# start of Supplied material

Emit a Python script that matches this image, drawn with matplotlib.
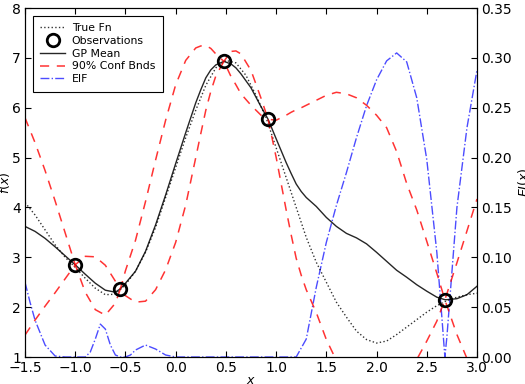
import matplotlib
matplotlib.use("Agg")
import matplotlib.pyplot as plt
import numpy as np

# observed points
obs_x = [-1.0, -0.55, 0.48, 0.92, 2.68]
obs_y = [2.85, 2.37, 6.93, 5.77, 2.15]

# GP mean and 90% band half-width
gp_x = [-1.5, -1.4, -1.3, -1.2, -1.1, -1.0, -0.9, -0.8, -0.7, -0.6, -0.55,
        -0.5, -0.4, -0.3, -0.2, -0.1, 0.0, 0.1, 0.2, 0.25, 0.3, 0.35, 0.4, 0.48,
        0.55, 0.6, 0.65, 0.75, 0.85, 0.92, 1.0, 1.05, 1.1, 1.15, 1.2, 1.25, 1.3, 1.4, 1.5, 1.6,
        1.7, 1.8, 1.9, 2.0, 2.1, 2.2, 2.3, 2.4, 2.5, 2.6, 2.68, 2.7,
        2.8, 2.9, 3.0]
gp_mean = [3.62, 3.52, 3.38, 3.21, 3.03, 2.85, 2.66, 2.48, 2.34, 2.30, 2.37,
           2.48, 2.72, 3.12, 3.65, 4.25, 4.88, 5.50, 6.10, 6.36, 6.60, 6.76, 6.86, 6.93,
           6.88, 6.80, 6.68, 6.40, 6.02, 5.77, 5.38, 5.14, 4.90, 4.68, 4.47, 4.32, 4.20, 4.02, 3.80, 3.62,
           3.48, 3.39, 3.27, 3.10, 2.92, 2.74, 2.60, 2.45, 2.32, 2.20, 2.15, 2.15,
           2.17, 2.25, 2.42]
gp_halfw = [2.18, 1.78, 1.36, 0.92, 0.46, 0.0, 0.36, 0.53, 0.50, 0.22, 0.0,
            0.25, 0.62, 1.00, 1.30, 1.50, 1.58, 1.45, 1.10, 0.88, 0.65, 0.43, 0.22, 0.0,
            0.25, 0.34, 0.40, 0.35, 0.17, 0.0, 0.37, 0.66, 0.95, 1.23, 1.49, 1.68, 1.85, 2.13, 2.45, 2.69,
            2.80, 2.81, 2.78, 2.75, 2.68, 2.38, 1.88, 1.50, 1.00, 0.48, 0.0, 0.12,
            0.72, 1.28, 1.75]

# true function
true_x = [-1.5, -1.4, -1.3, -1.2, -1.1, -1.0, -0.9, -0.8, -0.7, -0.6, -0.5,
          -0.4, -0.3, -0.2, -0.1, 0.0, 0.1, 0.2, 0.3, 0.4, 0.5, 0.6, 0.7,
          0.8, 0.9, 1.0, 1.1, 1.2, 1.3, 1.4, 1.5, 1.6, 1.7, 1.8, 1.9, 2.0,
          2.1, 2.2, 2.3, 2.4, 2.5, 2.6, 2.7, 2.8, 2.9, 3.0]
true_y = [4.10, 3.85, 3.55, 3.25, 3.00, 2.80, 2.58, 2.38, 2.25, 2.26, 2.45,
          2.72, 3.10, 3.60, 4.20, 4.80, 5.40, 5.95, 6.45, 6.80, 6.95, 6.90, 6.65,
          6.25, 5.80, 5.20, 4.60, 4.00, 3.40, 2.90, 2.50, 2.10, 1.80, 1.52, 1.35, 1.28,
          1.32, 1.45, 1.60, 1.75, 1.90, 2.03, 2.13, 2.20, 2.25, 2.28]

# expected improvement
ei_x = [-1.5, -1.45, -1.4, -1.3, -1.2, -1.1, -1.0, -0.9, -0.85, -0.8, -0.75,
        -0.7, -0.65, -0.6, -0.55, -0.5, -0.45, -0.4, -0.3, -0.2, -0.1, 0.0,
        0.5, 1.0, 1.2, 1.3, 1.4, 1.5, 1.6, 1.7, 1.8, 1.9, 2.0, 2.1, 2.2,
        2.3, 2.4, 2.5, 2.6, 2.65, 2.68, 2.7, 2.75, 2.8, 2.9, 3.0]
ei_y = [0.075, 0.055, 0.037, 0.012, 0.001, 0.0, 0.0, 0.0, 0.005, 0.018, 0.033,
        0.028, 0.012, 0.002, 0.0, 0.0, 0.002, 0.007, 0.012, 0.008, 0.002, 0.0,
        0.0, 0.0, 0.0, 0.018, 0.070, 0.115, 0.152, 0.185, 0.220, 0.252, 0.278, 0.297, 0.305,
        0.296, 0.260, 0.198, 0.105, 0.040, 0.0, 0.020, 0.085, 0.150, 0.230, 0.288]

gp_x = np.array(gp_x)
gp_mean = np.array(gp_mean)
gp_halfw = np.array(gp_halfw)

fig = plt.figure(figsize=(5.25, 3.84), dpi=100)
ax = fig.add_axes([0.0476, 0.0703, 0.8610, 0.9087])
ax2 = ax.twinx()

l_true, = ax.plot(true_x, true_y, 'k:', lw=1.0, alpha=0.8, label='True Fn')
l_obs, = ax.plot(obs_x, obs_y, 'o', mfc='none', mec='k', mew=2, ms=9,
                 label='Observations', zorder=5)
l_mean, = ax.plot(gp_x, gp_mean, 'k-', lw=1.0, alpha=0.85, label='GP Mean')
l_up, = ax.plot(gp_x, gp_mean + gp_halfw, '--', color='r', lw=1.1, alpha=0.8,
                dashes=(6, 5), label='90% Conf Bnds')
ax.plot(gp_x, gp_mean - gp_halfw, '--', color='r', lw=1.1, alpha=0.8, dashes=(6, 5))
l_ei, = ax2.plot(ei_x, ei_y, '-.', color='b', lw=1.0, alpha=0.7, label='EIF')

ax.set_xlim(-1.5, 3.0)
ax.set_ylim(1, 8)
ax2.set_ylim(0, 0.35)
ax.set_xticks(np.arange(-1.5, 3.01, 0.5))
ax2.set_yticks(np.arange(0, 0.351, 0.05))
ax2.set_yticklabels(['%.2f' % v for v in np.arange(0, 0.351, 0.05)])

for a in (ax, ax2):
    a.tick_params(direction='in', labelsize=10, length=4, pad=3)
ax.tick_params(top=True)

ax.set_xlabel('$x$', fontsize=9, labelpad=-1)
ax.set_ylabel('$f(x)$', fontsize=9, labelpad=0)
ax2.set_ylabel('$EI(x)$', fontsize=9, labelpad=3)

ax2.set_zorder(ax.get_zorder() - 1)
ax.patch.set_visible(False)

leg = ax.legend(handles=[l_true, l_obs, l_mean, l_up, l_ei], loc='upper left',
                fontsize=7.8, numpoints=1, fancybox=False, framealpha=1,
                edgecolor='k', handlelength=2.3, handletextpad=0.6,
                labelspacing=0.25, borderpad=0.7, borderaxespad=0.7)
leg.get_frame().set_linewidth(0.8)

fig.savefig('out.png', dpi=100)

# end of Supplied material

#### [Exercise brief]
Without the pictures, return the listing above from its first line through the line that has "0.72, 1.28, 1.75]".

#### [Solution]
Emit a Python script that matches this image, drawn with matplotlib.
import matplotlib
matplotlib.use("Agg")
import matplotlib.pyplot as plt
import numpy as np

# observed points
obs_x = [-1.0, -0.55, 0.48, 0.92, 2.68]
obs_y = [2.85, 2.37, 6.93, 5.77, 2.15]

# GP mean and 90% band half-width
gp_x = [-1.5, -1.4, -1.3, -1.2, -1.1, -1.0, -0.9, -0.8, -0.7, -0.6, -0.55,
        -0.5, -0.4, -0.3, -0.2, -0.1, 0.0, 0.1, 0.2, 0.25, 0.3, 0.35, 0.4, 0.48,
        0.55, 0.6, 0.65, 0.75, 0.85, 0.92, 1.0, 1.05, 1.1, 1.15, 1.2, 1.25, 1.3, 1.4, 1.5, 1.6,
        1.7, 1.8, 1.9, 2.0, 2.1, 2.2, 2.3, 2.4, 2.5, 2.6, 2.68, 2.7,
        2.8, 2.9, 3.0]
gp_mean = [3.62, 3.52, 3.38, 3.21, 3.03, 2.85, 2.66, 2.48, 2.34, 2.30, 2.37,
           2.48, 2.72, 3.12, 3.65, 4.25, 4.88, 5.50, 6.10, 6.36, 6.60, 6.76, 6.86, 6.93,
           6.88, 6.80, 6.68, 6.40, 6.02, 5.77, 5.38, 5.14, 4.90, 4.68, 4.47, 4.32, 4.20, 4.02, 3.80, 3.62,
           3.48, 3.39, 3.27, 3.10, 2.92, 2.74, 2.60, 2.45, 2.32, 2.20, 2.15, 2.15,
           2.17, 2.25, 2.42]
gp_halfw = [2.18, 1.78, 1.36, 0.92, 0.46, 0.0, 0.36, 0.53, 0.50, 0.22, 0.0,
            0.25, 0.62, 1.00, 1.30, 1.50, 1.58, 1.45, 1.10, 0.88, 0.65, 0.43, 0.22, 0.0,
            0.25, 0.34, 0.40, 0.35, 0.17, 0.0, 0.37, 0.66, 0.95, 1.23, 1.49, 1.68, 1.85, 2.13, 2.45, 2.69,
            2.80, 2.81, 2.78, 2.75, 2.68, 2.38, 1.88, 1.50, 1.00, 0.48, 0.0, 0.12,
            0.72, 1.28, 1.75]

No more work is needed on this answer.